STATED TASK | Skip every picture, and extract verbatim the lines from the line containing "Convert this chart to Plotly.js code." to the line containing "const base2014Precision = [3.2e-9];", both lines included.

SUPPLIED DATA |
::::::
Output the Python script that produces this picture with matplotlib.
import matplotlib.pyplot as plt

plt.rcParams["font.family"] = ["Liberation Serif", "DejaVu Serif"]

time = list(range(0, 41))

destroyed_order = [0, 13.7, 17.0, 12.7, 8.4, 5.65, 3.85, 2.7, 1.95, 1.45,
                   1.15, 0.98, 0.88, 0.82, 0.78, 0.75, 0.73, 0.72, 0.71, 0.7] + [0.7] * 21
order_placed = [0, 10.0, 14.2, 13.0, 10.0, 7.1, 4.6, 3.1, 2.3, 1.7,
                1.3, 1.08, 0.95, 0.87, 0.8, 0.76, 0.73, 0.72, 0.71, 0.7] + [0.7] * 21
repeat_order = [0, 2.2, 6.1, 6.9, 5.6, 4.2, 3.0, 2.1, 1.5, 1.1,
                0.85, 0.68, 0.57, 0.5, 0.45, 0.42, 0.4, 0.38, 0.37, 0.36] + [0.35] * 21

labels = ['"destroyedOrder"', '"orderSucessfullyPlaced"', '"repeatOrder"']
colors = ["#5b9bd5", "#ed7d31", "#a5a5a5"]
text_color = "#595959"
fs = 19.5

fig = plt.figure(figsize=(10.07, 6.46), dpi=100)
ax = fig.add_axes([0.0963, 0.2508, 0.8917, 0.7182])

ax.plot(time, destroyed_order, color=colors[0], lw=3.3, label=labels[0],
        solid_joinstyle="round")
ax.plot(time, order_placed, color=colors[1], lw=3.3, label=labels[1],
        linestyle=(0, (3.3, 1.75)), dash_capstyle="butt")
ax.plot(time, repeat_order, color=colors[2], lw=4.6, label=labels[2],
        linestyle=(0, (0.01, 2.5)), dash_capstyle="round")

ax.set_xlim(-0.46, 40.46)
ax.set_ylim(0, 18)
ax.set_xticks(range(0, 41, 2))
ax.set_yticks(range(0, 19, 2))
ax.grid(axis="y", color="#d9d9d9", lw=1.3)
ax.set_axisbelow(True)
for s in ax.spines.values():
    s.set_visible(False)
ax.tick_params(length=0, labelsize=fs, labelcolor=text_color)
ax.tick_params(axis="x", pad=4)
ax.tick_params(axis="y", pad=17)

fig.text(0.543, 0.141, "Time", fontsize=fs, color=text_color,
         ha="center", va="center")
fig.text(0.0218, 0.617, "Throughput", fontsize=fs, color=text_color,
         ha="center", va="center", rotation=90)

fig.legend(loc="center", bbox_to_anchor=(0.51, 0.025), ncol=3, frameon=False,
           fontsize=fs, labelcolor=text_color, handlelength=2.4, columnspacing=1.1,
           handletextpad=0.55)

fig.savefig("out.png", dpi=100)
::::::
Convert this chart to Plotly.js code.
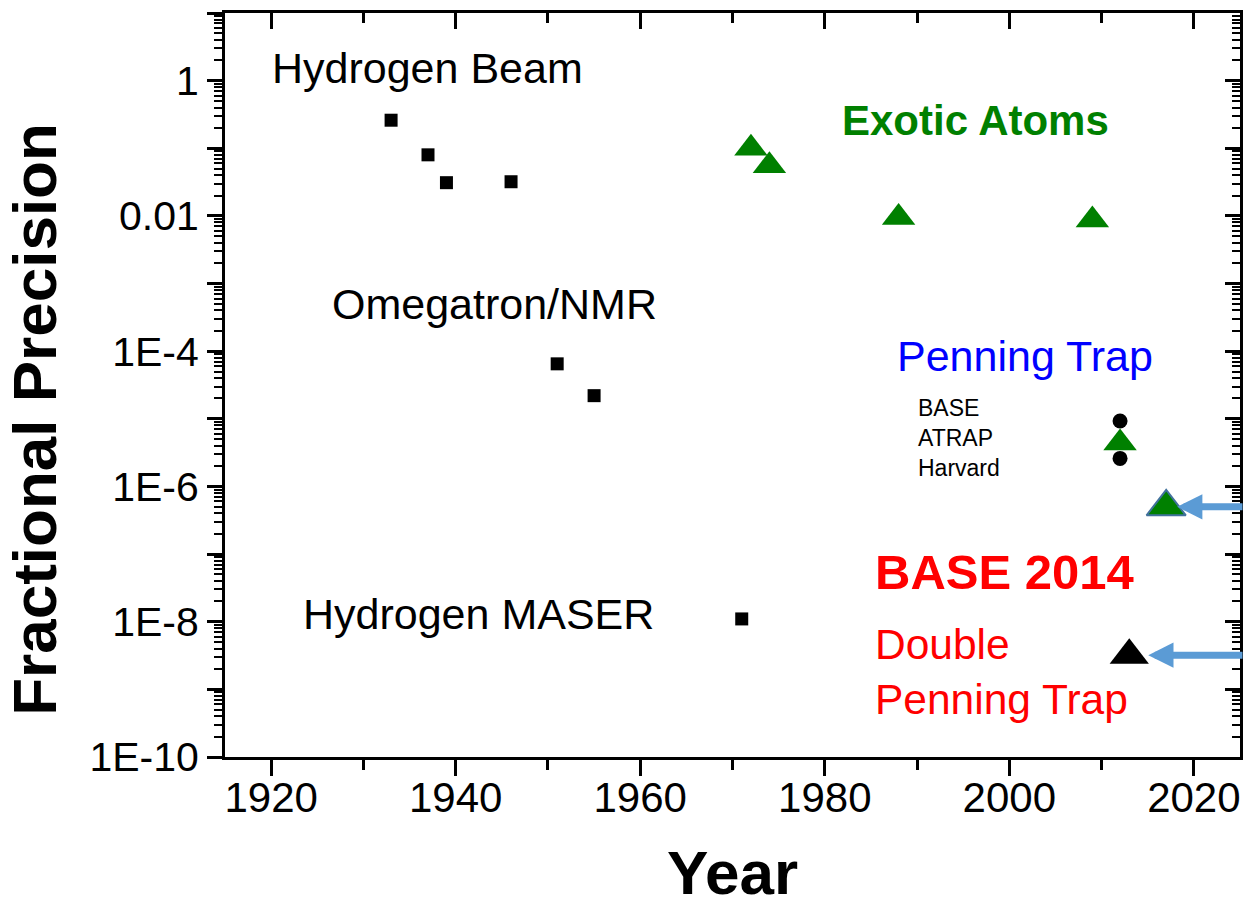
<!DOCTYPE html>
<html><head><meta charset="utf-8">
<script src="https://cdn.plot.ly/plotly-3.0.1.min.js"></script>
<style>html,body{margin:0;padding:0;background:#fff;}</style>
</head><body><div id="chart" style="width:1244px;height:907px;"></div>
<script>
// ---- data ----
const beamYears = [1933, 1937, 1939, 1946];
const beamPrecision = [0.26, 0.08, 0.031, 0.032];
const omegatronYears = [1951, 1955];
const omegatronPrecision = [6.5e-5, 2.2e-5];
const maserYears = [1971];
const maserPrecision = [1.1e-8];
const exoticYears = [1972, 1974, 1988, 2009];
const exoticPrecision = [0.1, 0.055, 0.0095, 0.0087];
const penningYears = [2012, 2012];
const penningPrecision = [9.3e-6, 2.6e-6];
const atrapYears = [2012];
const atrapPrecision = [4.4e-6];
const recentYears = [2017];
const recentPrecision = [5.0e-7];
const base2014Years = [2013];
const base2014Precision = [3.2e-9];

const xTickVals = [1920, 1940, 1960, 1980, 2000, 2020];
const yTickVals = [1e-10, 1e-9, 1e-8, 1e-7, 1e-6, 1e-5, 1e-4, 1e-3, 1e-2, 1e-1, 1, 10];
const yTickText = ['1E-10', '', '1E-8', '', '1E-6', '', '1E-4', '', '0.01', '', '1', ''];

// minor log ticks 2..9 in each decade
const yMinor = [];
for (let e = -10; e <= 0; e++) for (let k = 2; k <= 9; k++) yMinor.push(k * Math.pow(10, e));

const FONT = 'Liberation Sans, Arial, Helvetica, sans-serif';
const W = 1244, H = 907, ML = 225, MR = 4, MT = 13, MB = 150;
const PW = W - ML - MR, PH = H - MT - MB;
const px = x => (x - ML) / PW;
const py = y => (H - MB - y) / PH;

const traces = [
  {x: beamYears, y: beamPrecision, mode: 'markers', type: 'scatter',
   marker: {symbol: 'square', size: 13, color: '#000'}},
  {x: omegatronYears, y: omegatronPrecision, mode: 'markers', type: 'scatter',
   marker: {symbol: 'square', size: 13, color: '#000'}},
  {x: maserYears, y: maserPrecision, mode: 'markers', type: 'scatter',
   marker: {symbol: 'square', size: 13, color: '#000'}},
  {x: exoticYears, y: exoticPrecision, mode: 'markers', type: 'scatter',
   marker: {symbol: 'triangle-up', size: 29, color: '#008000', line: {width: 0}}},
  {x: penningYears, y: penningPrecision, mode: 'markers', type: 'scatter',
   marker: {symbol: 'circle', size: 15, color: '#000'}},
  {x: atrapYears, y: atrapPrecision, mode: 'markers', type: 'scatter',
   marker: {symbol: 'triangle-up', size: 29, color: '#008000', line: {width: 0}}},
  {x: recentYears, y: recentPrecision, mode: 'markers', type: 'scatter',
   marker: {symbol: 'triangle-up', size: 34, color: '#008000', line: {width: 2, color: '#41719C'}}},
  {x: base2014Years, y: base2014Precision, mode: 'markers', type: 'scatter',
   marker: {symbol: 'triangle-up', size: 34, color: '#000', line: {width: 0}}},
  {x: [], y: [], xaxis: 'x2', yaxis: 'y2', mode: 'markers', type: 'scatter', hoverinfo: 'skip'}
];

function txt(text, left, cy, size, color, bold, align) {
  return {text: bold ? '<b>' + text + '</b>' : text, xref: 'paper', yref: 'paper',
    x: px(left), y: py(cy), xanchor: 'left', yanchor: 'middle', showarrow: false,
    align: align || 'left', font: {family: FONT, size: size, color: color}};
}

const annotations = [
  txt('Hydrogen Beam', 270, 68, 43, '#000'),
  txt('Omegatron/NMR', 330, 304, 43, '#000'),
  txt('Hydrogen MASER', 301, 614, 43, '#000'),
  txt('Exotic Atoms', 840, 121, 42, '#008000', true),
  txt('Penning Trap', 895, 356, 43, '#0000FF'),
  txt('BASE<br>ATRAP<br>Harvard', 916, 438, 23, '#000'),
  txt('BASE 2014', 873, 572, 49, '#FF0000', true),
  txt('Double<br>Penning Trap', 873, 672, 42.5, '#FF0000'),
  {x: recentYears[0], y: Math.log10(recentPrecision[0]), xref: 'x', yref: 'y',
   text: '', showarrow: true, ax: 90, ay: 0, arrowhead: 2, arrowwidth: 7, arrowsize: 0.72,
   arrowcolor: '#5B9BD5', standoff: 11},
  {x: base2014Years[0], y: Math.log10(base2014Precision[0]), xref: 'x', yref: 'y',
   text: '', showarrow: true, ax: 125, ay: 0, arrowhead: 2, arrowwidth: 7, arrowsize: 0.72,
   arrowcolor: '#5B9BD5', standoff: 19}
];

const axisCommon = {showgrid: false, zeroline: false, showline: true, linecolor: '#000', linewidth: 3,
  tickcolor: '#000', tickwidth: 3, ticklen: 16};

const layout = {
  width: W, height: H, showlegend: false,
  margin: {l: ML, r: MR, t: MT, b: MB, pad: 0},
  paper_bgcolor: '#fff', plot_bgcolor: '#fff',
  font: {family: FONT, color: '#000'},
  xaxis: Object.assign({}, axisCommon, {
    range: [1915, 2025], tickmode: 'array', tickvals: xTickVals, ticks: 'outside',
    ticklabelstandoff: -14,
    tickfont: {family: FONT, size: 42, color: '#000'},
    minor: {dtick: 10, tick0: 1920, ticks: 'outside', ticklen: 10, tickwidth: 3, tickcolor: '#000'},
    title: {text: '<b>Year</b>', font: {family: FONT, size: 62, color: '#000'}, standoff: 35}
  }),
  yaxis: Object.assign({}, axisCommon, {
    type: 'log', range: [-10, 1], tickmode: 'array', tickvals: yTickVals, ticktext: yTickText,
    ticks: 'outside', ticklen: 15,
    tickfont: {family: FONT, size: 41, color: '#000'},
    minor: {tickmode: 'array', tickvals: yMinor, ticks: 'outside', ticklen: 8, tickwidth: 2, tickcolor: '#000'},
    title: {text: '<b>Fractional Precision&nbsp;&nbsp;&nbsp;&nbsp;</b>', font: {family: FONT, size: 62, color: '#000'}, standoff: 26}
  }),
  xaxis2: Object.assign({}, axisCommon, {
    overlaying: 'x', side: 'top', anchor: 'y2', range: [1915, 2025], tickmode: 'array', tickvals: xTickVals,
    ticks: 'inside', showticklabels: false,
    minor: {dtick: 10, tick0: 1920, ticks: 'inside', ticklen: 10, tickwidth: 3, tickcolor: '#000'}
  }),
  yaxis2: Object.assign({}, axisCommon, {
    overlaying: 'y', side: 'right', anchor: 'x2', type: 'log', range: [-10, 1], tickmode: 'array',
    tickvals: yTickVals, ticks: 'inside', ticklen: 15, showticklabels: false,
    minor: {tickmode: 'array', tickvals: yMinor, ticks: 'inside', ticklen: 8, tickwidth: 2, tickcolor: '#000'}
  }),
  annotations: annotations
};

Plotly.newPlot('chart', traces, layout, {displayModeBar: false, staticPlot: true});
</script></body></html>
::::::
RESPONSE TO THIS TASK |
Convert this chart to Plotly.js code.
<!DOCTYPE html>
<html><head><meta charset="utf-8">
<script src="https://cdn.plot.ly/plotly-3.0.1.min.js"></script>
<style>html,body{margin:0;padding:0;background:#fff;}</style>
</head><body><div id="chart" style="width:1244px;height:907px;"></div>
<script>
// ---- data ----
const beamYears = [1933, 1937, 1939, 1946];
const beamPrecision = [0.26, 0.08, 0.031, 0.032];
const omegatronYears = [1951, 1955];
const omegatronPrecision = [6.5e-5, 2.2e-5];
const maserYears = [1971];
const maserPrecision = [1.1e-8];
const exoticYears = [1972, 1974, 1988, 2009];
const exoticPrecision = [0.1, 0.055, 0.0095, 0.0087];
const penningYears = [2012, 2012];
const penningPrecision = [9.3e-6, 2.6e-6];
const atrapYears = [2012];
const atrapPrecision = [4.4e-6];
const recentYears = [2017];
const recentPrecision = [5.0e-7];
const base2014Years = [2013];
const base2014Precision = [3.2e-9];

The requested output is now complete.